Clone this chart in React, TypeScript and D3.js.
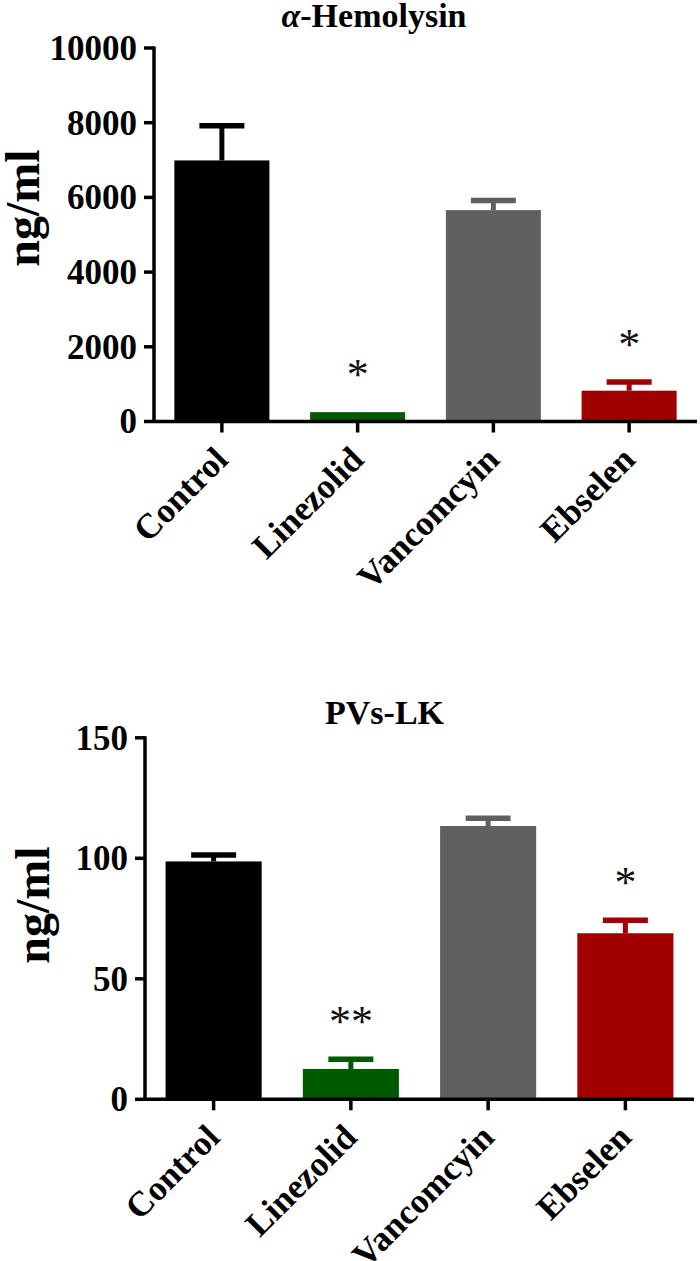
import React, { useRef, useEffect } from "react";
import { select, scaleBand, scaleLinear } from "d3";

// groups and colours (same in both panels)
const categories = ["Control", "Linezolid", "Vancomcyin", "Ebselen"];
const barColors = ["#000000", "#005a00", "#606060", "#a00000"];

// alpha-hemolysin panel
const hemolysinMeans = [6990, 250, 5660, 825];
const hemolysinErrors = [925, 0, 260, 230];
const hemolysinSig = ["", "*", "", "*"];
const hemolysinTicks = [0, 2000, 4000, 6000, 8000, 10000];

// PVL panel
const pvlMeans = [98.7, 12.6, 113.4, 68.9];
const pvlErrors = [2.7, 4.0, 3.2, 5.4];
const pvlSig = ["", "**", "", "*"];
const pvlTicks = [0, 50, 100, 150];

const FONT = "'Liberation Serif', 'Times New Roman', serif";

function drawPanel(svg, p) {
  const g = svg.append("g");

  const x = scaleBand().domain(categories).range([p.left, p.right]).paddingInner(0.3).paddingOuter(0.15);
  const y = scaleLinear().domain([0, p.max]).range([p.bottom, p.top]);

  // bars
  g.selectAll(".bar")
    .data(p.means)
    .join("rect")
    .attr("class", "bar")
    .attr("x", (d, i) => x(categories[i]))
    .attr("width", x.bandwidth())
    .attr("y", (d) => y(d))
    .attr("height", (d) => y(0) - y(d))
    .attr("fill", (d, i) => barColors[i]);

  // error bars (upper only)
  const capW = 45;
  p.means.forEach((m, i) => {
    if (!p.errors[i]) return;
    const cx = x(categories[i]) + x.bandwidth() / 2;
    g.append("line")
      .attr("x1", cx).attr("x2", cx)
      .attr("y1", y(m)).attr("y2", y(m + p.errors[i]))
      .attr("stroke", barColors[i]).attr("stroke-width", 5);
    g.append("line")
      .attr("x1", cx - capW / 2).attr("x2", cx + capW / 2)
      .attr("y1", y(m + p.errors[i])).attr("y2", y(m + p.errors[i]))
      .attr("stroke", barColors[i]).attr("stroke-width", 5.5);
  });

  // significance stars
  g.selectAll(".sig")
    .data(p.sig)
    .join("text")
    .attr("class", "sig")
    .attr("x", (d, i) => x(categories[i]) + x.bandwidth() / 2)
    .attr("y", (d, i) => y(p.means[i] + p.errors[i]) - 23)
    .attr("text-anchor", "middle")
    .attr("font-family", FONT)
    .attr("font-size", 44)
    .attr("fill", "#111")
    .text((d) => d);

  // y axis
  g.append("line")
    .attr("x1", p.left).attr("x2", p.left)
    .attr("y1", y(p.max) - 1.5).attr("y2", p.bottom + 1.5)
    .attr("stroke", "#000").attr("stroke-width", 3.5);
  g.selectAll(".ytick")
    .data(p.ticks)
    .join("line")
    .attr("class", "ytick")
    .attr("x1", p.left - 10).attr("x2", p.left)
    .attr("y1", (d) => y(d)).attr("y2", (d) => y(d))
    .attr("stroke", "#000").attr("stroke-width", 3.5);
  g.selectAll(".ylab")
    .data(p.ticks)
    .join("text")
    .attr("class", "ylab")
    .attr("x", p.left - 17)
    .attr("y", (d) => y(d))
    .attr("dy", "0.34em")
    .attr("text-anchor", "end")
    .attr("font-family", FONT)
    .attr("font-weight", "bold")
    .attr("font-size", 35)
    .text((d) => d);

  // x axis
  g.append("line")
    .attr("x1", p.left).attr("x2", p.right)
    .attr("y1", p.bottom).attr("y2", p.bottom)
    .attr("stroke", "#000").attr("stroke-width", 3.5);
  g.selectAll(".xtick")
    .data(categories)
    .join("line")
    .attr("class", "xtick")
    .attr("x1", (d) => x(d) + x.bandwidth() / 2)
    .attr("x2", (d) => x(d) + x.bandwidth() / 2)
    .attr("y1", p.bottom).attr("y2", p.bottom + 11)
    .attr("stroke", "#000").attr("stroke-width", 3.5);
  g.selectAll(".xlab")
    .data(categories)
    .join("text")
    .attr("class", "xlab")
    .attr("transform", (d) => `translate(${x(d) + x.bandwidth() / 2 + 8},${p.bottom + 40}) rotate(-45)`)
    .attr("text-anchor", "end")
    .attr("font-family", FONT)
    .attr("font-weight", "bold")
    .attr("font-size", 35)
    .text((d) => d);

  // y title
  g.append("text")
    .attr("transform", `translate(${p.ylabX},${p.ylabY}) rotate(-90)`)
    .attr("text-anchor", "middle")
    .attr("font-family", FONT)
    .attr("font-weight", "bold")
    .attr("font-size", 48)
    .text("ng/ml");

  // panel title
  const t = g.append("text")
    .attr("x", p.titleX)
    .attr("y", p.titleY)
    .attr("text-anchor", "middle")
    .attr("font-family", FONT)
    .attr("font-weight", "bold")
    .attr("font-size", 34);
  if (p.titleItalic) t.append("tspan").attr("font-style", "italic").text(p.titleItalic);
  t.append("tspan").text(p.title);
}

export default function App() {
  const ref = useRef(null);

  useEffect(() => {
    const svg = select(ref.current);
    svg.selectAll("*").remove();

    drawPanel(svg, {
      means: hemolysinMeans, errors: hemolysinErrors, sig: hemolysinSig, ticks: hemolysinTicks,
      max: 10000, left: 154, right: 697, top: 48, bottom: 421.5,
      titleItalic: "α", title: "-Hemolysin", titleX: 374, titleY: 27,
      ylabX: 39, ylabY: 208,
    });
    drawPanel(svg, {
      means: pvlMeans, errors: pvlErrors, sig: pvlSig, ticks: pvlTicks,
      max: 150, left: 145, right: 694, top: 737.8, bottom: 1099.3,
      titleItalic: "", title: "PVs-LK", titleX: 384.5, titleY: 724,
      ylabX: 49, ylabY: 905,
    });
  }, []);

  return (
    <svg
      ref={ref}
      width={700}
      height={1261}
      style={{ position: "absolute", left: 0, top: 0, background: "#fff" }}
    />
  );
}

□ □ □ □

Problem requirements:
Reproduce only the lines from the beginning of the data through the line that contains "const hemolysinTicks = [0, 2000, 4000, 6000, 8000, 10000];", both included, and please drop the pictures.

Complete response:
Clone this chart in React, TypeScript and D3.js.
import React, { useRef, useEffect } from "react";
import { select, scaleBand, scaleLinear } from "d3";

// groups and colours (same in both panels)
const categories = ["Control", "Linezolid", "Vancomcyin", "Ebselen"];
const barColors = ["#000000", "#005a00", "#606060", "#a00000"];

// alpha-hemolysin panel
const hemolysinMeans = [6990, 250, 5660, 825];
const hemolysinErrors = [925, 0, 260, 230];
const hemolysinSig = ["", "*", "", "*"];
const hemolysinTicks = [0, 2000, 4000, 6000, 8000, 10000];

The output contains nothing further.